文/伍華英
一個人呆坐時,我常會不自覺地以拇指和食指搓揉自己的耳垂,搓著搓著,舌頭便跟著有規律地在齒縫間吮動,當我的眼神慢慢失焦,整個人便像幼兒吸食奶嘴般,陷入絕對單純的幸福與滿足感中。
這是我幼年時期鮮為人知的癖好,也不知道是什麼時候開始養成的,印象中,每晚睡覺前,我一定要躺在父親旁邊,一隻手撫弄著他厚軟的耳垂,一隻手放自己嘴巴吸吮,然後才能安心進入夢鄉。如果父親晚睡或當天不在家,我就一直睡不著,好像嬰兒少了安心奶嘴般,輾轉反側。
從前六個小孩擠在四塊拼湊的榻榻米上睡覺,我這個老大總是可以搶到父親旁邊的好位子,當我貼著父親拉著他的耳朵入睡時,也不管他是否好睡,只知道當我醒來時,父親已早起運動回來,還買了燒餅油條給我們當早餐吃。

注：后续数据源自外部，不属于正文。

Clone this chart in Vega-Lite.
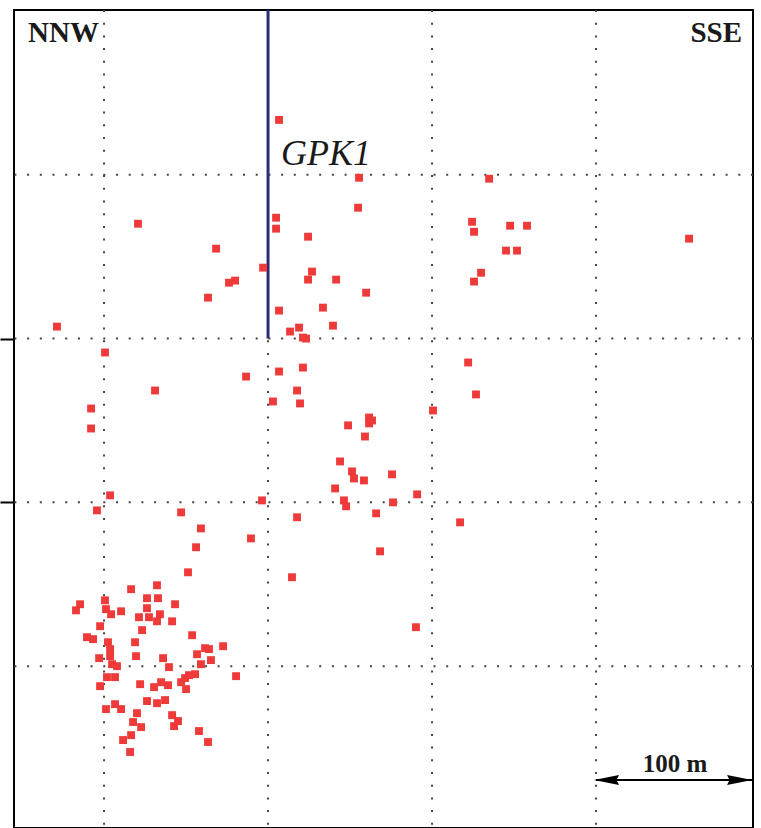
{
  "$schema": "https://vega.github.io/schema/vega-lite/v6.json",
  "width": 739,
  "height": 818,
  "autosize": {"type": "none"},
  "padding": {"left": 14, "top": 10, "right": 8, "bottom": 0},
  "background": "white",
  "config": {"view": {"stroke": "black", "strokeWidth": 2}},
  "datasets": {
    "events": [
      {"x": 6.7, "y": 133.5}, {"x": 55.5, "y": 98.2}, {"x": 134.8, "y": 97.6}, {"x": 54.9, "y": 79.9},
      {"x": -79.3, "y": 70.1}, {"x": 4.9, "y": 73.8}, {"x": 4.9, "y": 67.1}, {"x": 24.4, "y": 62.2},
      {"x": -31.7, "y": 54.9}, {"x": -3.0, "y": 43.3}, {"x": 26.8, "y": 40.9}, {"x": 24.4, "y": 36.0},
      {"x": 41.5, "y": 36.0}, {"x": -23.8, "y": 34.1}, {"x": -20.1, "y": 35.4}, {"x": 59.8, "y": 28.0},
      {"x": -36.6, "y": 25.0}, {"x": 6.7, "y": 17.1}, {"x": 33.5, "y": 18.9}, {"x": 39.6, "y": 7.9},
      {"x": 13.4, "y": 4.3}, {"x": 18.9, "y": 6.7}, {"x": 21.3, "y": 0.6}, {"x": 23.2, "y": 0.0},
      {"x": -128.7, "y": 7.3}, {"x": 124.4, "y": 71.3}, {"x": 125.6, "y": 65.2}, {"x": 147.6, "y": 68.9},
      {"x": 157.9, "y": 68.9}, {"x": 145.1, "y": 53.7}, {"x": 151.8, "y": 53.7}, {"x": 129.9, "y": 40.2},
      {"x": 125.6, "y": 34.8}, {"x": 256.7, "y": 61.0}, {"x": -99.4, "y": -8.5}, {"x": -13.4, "y": -23.2},
      {"x": -68.9, "y": -31.7}, {"x": -107.9, "y": -42.7}, {"x": -107.9, "y": -54.9}, {"x": 6.7, "y": -20.1},
      {"x": 3.0, "y": -38.4}, {"x": 17.7, "y": -31.7}, {"x": 19.5, "y": -39.6}, {"x": 21.3, "y": -17.7},
      {"x": 122.0, "y": -14.6}, {"x": 126.8, "y": -34.1}, {"x": 100.6, "y": -43.9}, {"x": 61.6, "y": -48.2},
      {"x": 63.4, "y": -50.0}, {"x": 61.6, "y": -51.8}, {"x": 48.8, "y": -53.0}, {"x": 59.1, "y": -59.8},
      {"x": 43.9, "y": -75.0}, {"x": 51.2, "y": -81.1}, {"x": 52.4, "y": -85.4}, {"x": 58.5, "y": -86.6},
      {"x": 75.6, "y": -82.9}, {"x": 40.9, "y": -91.5}, {"x": 46.3, "y": -98.8}, {"x": 47.6, "y": -102.4},
      {"x": 76.2, "y": -100.0}, {"x": 90.9, "y": -95.1}, {"x": 65.9, "y": -106.7}, {"x": -3.7, "y": -98.8},
      {"x": 17.7, "y": -109.1}, {"x": 117.1, "y": -112.2}, {"x": 68.3, "y": -129.9}, {"x": 14.6, "y": -145.7},
      {"x": -96.3, "y": -95.7}, {"x": -104.3, "y": -104.9}, {"x": -53.0, "y": -106.1}, {"x": -40.9, "y": -115.9},
      {"x": -43.9, "y": -127.4}, {"x": -10.4, "y": -122.0}, {"x": -48.8, "y": -142.7}, {"x": 90.2, "y": -176.2},
      {"x": -83.5, "y": -153.0}, {"x": -67.7, "y": -150.6}, {"x": -114.6, "y": -162.2}, {"x": -117.1, "y": -165.9},
      {"x": -99.4, "y": -159.8}, {"x": -98.8, "y": -165.2}, {"x": -95.7, "y": -168.3}, {"x": -89.6, "y": -166.5},
      {"x": -73.8, "y": -158.5}, {"x": -67.1, "y": -158.5}, {"x": -56.7, "y": -162.2}, {"x": -73.8, "y": -164.6},
      {"x": -78.7, "y": -170.1}, {"x": -72.6, "y": -170.1}, {"x": -65.9, "y": -168.3}, {"x": -67.7, "y": -172.6},
      {"x": -58.5, "y": -172.6}, {"x": -102.4, "y": -175.6}, {"x": -76.8, "y": -178.0}, {"x": -110.4, "y": -182.3},
      {"x": -106.7, "y": -183.5}, {"x": -46.3, "y": -181.1}, {"x": -97.6, "y": -185.4}, {"x": -81.1, "y": -185.4},
      {"x": -96.3, "y": -189.6}, {"x": -80.5, "y": -193.9}, {"x": -103.0, "y": -195.1}, {"x": -96.3, "y": -193.9},
      {"x": -95.1, "y": -198.8}, {"x": -92.1, "y": -200.0}, {"x": -64.0, "y": -195.1}, {"x": -60.4, "y": -200.6},
      {"x": -43.3, "y": -192.7}, {"x": -38.4, "y": -189.0}, {"x": -36.0, "y": -189.6}, {"x": -27.4, "y": -187.8},
      {"x": -34.8, "y": -196.3}, {"x": -40.9, "y": -198.8}, {"x": -19.5, "y": -206.1}, {"x": -48.2, "y": -205.5},
      {"x": -44.5, "y": -204.9}, {"x": -50.6, "y": -207.3}, {"x": -53.0, "y": -209.8}, {"x": -50.0, "y": -214.0},
      {"x": -98.2, "y": -206.7}, {"x": -93.3, "y": -206.7}, {"x": -102.4, "y": -212.2}, {"x": -78.0, "y": -211.0},
      {"x": -69.5, "y": -212.8}, {"x": -65.2, "y": -209.8}, {"x": -61.0, "y": -211.6}, {"x": -73.8, "y": -221.3},
      {"x": -67.7, "y": -222.6}, {"x": -62.8, "y": -220.7}, {"x": -98.8, "y": -226.2}, {"x": -93.3, "y": -223.2},
      {"x": -89.6, "y": -226.2}, {"x": -79.9, "y": -228.7}, {"x": -82.3, "y": -234.1}, {"x": -77.4, "y": -237.2},
      {"x": -58.5, "y": -229.9}, {"x": -54.9, "y": -233.5}, {"x": -57.3, "y": -236.6}, {"x": -42.1, "y": -239.6},
      {"x": -83.5, "y": -242.1}, {"x": -88.4, "y": -245.1}, {"x": -36.6, "y": -246.3}, {"x": -84.1, "y": -252.4}
    ],
    "vgrid": [{"x": -100}, {"x": 0}, {"x": 100}, {"x": 200}],
    "hgrid": [{"y": 100}, {"y": 0}, {"y": -100}, {"y": -200}],
    "well": [{"x": 0, "y": 0, "y2": 200.6}],
    "labelL": [{"x": -146.3, "y": 181.1, "label": "NNW"}],
    "labelR": [{"x": 289.0, "y": 181.1, "label": "SSE"}],
    "welllabel": [{"x": 7.9, "y": 106.1, "label": "GPK1"}],
    "scalebar": [{"x": 200, "x2": 295.6, "y": -269.5}],
    "scaletext": [{"x": 248.2, "y": -264.6, "label": "100 m"}],
    "arrowL": [{"x": 206.4, "y": -269.5}],
    "arrowR": [{"x": 287.5, "y": -269.5}]
  },
  "layer": [
    {
      "data": {"name": "vgrid"},
      "mark": {"type": "rule", "color": "#444", "strokeWidth": 2, "strokeDash": [2, 10.7]},
      "encoding": {
        "x": {"field": "x", "type": "quantitative", "scale": {"domain": [-154.9, 295.7], "nice": false, "zero": false}, "axis": null}
      }
    },
    {
      "data": {"name": "hgrid"},
      "mark": {"type": "rule", "color": "#444", "strokeWidth": 2, "strokeDash": [2, 10.7]},
      "encoding": {
        "y": {"field": "y", "type": "quantitative", "scale": {"domain": [-298.8, 200.6], "nice": false, "zero": false}, "axis": {"values": [0, -100], "tickSize": 14, "tickWidth": 2, "tickColor": "black", "labels": false, "domain": false, "grid": false, "title": null}}
      }
    },
    {
      "data": {"name": "well"},
      "mark": {"type": "rule", "color": "#2b2b78", "strokeWidth": 3},
      "encoding": {
        "x": {"field": "x", "type": "quantitative", "axis": null},
        "y": {"field": "y", "type": "quantitative"},
        "y2": {"field": "y2"}
      }
    },
    {
      "data": {"name": "events"},
      "mark": {"type": "point", "shape": "square", "filled": true, "size": 62, "color": "#ee3b3a", "opacity": 1},
      "encoding": {
        "x": {"field": "x", "type": "quantitative", "axis": null},
        "y": {"field": "y", "type": "quantitative"}
      }
    },
    {
      "data": {"name": "labelL"},
      "mark": {"type": "text", "font": "Liberation Serif", "fontWeight": "bold", "fontSize": 29, "align": "left", "baseline": "alphabetic", "color": "#1a1a1a"},
      "encoding": {
        "x": {"field": "x", "type": "quantitative", "axis": null},
        "y": {"field": "y", "type": "quantitative"},
        "text": {"field": "label"}
      }
    },
    {
      "data": {"name": "labelR"},
      "mark": {"type": "text", "font": "Liberation Serif", "fontWeight": "bold", "fontSize": 29, "align": "right", "baseline": "alphabetic", "color": "#1a1a1a"},
      "encoding": {
        "x": {"field": "x", "type": "quantitative", "axis": null},
        "y": {"field": "y", "type": "quantitative"},
        "text": {"field": "label"}
      }
    },
    {
      "data": {"name": "welllabel"},
      "mark": {"type": "text", "font": "Liberation Serif", "fontStyle": "italic", "fontSize": 36, "align": "left", "baseline": "alphabetic", "color": "#1a1a1a"},
      "encoding": {
        "x": {"field": "x", "type": "quantitative", "axis": null},
        "y": {"field": "y", "type": "quantitative"},
        "text": {"field": "label"}
      }
    },
    {
      "data": {"name": "scalebar"},
      "mark": {"type": "rule", "color": "black", "strokeWidth": 2},
      "encoding": {
        "x": {"field": "x", "type": "quantitative", "axis": null},
        "x2": {"field": "x2"},
        "y": {"field": "y", "type": "quantitative"}
      }
    },
    {
      "data": {"name": "scaletext"},
      "mark": {"type": "text", "font": "Liberation Serif", "fontWeight": "bold", "fontSize": 25, "align": "center", "baseline": "alphabetic", "color": "#1a1a1a"},
      "encoding": {
        "x": {"field": "x", "type": "quantitative", "axis": null},
        "y": {"field": "y", "type": "quantitative"},
        "text": {"field": "label"}
      }
    },
    {
      "data": {"name": "arrowL"},
      "mark": {"type": "point", "shape": "M-1,0L1,-0.4L0.8,0L1,0.4Z", "filled": true, "size": 625, "color": "black", "opacity": 1},
      "encoding": {
        "x": {"field": "x", "type": "quantitative", "axis": null},
        "y": {"field": "y", "type": "quantitative"}
      }
    },
    {
      "data": {"name": "arrowR"},
      "mark": {"type": "point", "shape": "M1,0L-1,-0.4L-0.8,0L-1,0.4Z", "filled": true, "size": 625, "color": "black", "opacity": 1},
      "encoding": {
        "x": {"field": "x", "type": "quantitative", "axis": null},
        "y": {"field": "y", "type": "quantitative"}
      }
    }
  ]
}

記得有一晚我在外婆家過夜,一躺下我就要拉外婆的耳朵,外婆以為我調皮,還大聲斥責我。那時我才感到害羞,原來這是父親和我之間的親暱暗號,不可以讓別人知道的。
慢慢長大,我刻意改掉這個睡覺時的怪癖,可是,夜晚無法滿足的癮頭,竟在白天又犯了。有一天,鄰居男孩們玩騎馬打仗的遊戲,身為女生,我只能在一旁觀看,無聊之餘,身體斜靠著牆邊,又開始撫弄耳垂,兩片嘴唇不停蠕動。有一個男生不知什麼時候竟促狹地來到我面前,還模仿我的動作,取笑我說:「你在吃奶嘴嗎?」我腦羞成怒,作勢要追打他。從此,我總會克制自己,少在眾人面前出糗。
沒想到,年過半百,幼年時的癖好至今還潛伏在身體裡,總在四下無人之際偷偷現形,或許這就是我想念父親的方式吧!